= Benjamin Franklin Tefft =

American diplomat

Benjamin Franklin Tefft (1813–1885) was an American Methodist minister, author, newspaper editor, and diplomat. As the American Consul in Stockholm, Sweden during the US Civil War, he encouraged and facilitated Swedish emigration to the United States, particularly his native state of Maine. This eventually resulted, for example, in the founding of the northern Maine immigrant community of New Sweden and its satellite Stockholm, Maine.

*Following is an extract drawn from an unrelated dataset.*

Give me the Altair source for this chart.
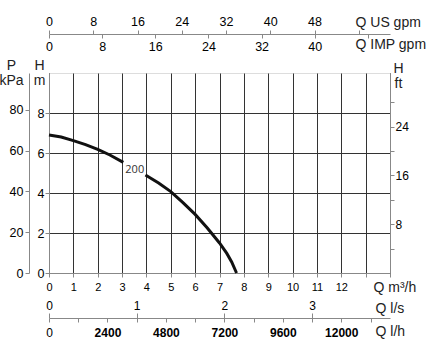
import altair as alt
import pandas as pd

# ---- data (Q in m3/h, H in m) ----
seg_a_q = [0, 0.5, 1, 1.5, 2, 2.5, 3.05]
seg_a_h = [6.9, 6.8, 6.62, 6.42, 6.18, 5.9, 5.53]
seg_b_q = [3.96, 4.5, 5, 5.5, 6, 6.5, 7, 7.3, 7.5, 7.7]
seg_b_h = [4.9, 4.5, 4.07, 3.52, 2.93, 2.25, 1.5, 0.98, 0.55, 0.0]
curve_label = ["200"]
label_q = [3.52]
label_h = [5.15]

# ---- axis tick values ----
m3h_ticks = list(range(0, 15))
h_m_ticks = [0, 2, 4, 6, 8]
p_kpa_ticks = [0, 20, 40, 60, 80]
h_ft_ticks = [4, 8, 12, 16, 20, 24, 28]
us_gpm_ticks = [0, 8, 16, 24, 32, 40, 48, 56]
imp_gpm_ticks = [0, 8, 16, 24, 32, 40, 48]
ls_ticks = [0, 1, 2, 3]
lh_ticks = list(range(0, 13201, 1200))

Q_MAX = 14
H_MAX = 10
M_TO_FT = 3.28084
M_TO_KPA = 9.80665
M3H_TO_USGPM = 4.40287
M3H_TO_IMPGPM = 3.66615
M3H_TO_LS = 1 / 3.6
M3H_TO_LH = 1000

FONT = "Liberation Sans"
TXT = "#222222"

curve_df = pd.DataFrame({
    "q": seg_a_q + seg_b_q,
    "h": seg_a_h + seg_b_h,
    "seg": ["a"] * len(seg_a_q) + ["b"] * len(seg_b_q),
})
label_df = pd.DataFrame({"q": label_q, "h": label_h, "t": curve_label})

xs = alt.Scale(domain=[0, Q_MAX], nice=False)
ys = alt.Scale(domain=[0, H_MAX], nice=False)

common = dict(labelFlush=False, labelOverlap=False, format="d", titleAngle=0,
              titleAlign="left", titleBaseline="alphabetic", titleFontSize=14,
              titleFontWeight="normal", titleFont=FONT, titleColor=TXT)

main = alt.Chart(curve_df).mark_line(color="#111111", strokeWidth=3).encode(
    x=alt.X("q:Q", scale=xs, axis=alt.Axis(
        orient="bottom", values=m3h_ticks,
        labelExpr="datum.value <= 12 ? datum.label : ''",
        grid=True, gridColor="#333333", gridWidth=1, tickSize=4, labelPadding=4,
        labelFontSize=11, title="Q m³/h", titleX=324, titleY=18, **common)),
    y=alt.Y("h:Q", scale=ys, axis=alt.Axis(
        orient="left", values=h_m_ticks, grid=True, gridColor="#333333", gridWidth=1,
        tickSize=4, labelPadding=1, labelFontSize=12.5,
        title=["H", "m"], titleX=-10, titleY=-4, titleLineHeight=15,
        **{**common, "titleAlign": "center"})),
    detail="seg:N",
)

label = alt.Chart(label_df).mark_text(font="Open Sans", fontSize=11, color="#333333").encode(
    x=alt.X("q:Q", scale=xs, axis=None),
    y=alt.Y("h:Q", scale=ys, axis=None),
    text="t:N",
)


def guide(xmax, ymax, xaxis=None, yaxis=None):
    df = pd.DataFrame({"gx": [0, xmax], "gy": [0, ymax]})
    return alt.Chart(df).mark_point(opacity=0).encode(
        x=alt.X("gx:Q", scale=alt.Scale(domain=[0, xmax], nice=False), axis=xaxis),
        y=alt.Y("gy:Q", scale=alt.Scale(domain=[0, ymax], nice=False), axis=yaxis),
    )


p_axis = guide(Q_MAX, H_MAX * M_TO_KPA, yaxis=alt.Axis(
    orient="left", offset=20, values=p_kpa_ticks, tickSize=4, labelPadding=2,
    labelFontSize=12.5, title=["P", "kPa"], titleX=-18, titleY=-4, titleLineHeight=15,
    **{**common, "titleAlign": "center"}))

ft_axis = guide(Q_MAX, H_MAX * M_TO_FT, yaxis=alt.Axis(
    orient="right", values=h_ft_ticks, tickSize=4, labelPadding=1, labelFontSize=12,
    labelExpr="datum.value % 8 == 0 ? datum.label : ''",
    title=["H", "ft"], titleX=8, titleY=-1, titleLineHeight=15,
    **{**common, "titleAlign": "center"}))

us_axis = guide(Q_MAX * M3H_TO_USGPM, H_MAX, xaxis=alt.Axis(
    orient="top", offset=39, values=us_gpm_ticks, tickSize=4, labelPadding=2,
    labelFontSize=12.5, labelExpr="datum.value <= 48 ? datum.label : ''",
    title="Q US gpm", titleX=306, titleY=-8, **common))

imp_axis = guide(Q_MAX * M3H_TO_IMPGPM, H_MAX, xaxis=alt.Axis(
    orient="bottom", offset=-239, values=imp_gpm_ticks, tickSize=4, labelPadding=2,
    domain=False, labelFontSize=12.5, labelExpr="datum.value <= 40 ? datum.label : ''",
    title="Q IMP gpm", titleX=306, titleY=14, **common))

ls_axis = guide(Q_MAX * M3H_TO_LS, H_MAX, xaxis=alt.Axis(
    orient="top", offset=-245, values=ls_ticks, tickSize=5, labelPadding=1,
    labelFontSize=12, title="Q l/s", titleX=326, titleY=-6, **common))

lh_axis = guide(Q_MAX * M3H_TO_LH, H_MAX, xaxis=alt.Axis(
    orient="bottom", offset=45, values=lh_ticks, tickSize=4, labelPadding=5,
    domain=False, labelFontSize=12,
    labelFontWeight={"condition": {"test": "datum.value == 0", "value": "normal"}, "value": "bold"},
    labelExpr="(datum.value % 2400 == 0 && datum.value <= 12000) ? datum.label : ''",
    title="Q l/h", titleX=326, titleY=17, **common))

chart = alt.layer(
    main, label, p_axis, ft_axis, us_axis, imp_axis, ls_axis, lh_axis
).resolve_scale(
    x="independent", y="independent"
).properties(
    width=341, height=200,
    padding={"left": 49, "top": 73, "right": 45, "bottom": 80},
    autosize=alt.AutoSizeParams(type="none"),
).configure_view(
    stroke="#222222", strokeWidth=1
).configure_axis(
    labelFont=FONT, titleFont=FONT, labelColor=TXT, titleColor=TXT,
    domainColor="#222222", tickColor="#222222", titleFontWeight="normal",
    grid=False, domainWidth=1, tickWidth=1,
).configure(background="white")

chart.save("out.html", embed_options={"renderer": "svg", "actions": False})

Tefft was born in Floyd, New York and attended Wesleyan University in Connecticut, graduating in 1835. In 1839-41, and again in 1858-61, he served as a Methodist pastor in Bangor, Maine, and later briefly in Portland. In between Tefft became a professor of Greek and Latin at DePauw University in Indiana, and then president of Genesee College in New York, which later became Syracuse University. The town of Tefft, Indiana was named for him.

==Consul in Stockholm==
Tefft was appointed U.S. Consul in Stockholm in 1861 and Acting U.S. Minister to Sweden in 1862. It was largely through Tefft's influence and that of fellow Maine native and U.S. Consul in Gothenburg, Sweden, William W. Thomas, Jr., that beginning in 1864, a small portion of the soon-to-be-large Swedish migration to North America was directed to Maine. Tefft's lobbying resulted in the first grants by a state legislature in the United States designed to attract Scandinavian immigrants. Following the war Thomas would head a Maine immigration bureau and personally oversee the founding of the community of New Sweden. In the eyes of Tefft, Thomas, and the Maine politicians who voted subsidies to settle them, Swedish immigrants were a potential demographic buffer against the Catholic Irish and Francophone populations of Maine at a time when English and American immigration to the state had stopped. This Protestant and Nordic 'buffer' never materialized, however, as the Swedish colony remained relatively small and isolated, and many of its members ultimately intermarried with Maine's French and Irish populations. Tefft also served as immigration agent (while still U.S. Consul) for Lake Superior copper mining companies who also desired Scandinavian settlers. Tefft's son George V. Tefft eventually took over the Stockholm consulate as Tefft devoted increasing energy to private interests related to immigration.

==Later career==

Tefft had returned to Bangor, Maine by 1873, where he edited the newspaper The Northern Border and continued a literary career that had begun in 1847 with the book Prison Life, and continued with Hungary and Kossuth in 1852 and Webster and his Masterpieces (a biography of Daniel Webster) in 1854. His major postwar book was Evolution and Christianity of 1885. Tefft's grandson Charles Eugene (1874-1951, b. in Brewer, Maine, a suburb of Bangor) would become a noted sculptor, some of whose bronze statues still decorate Bangor's parks.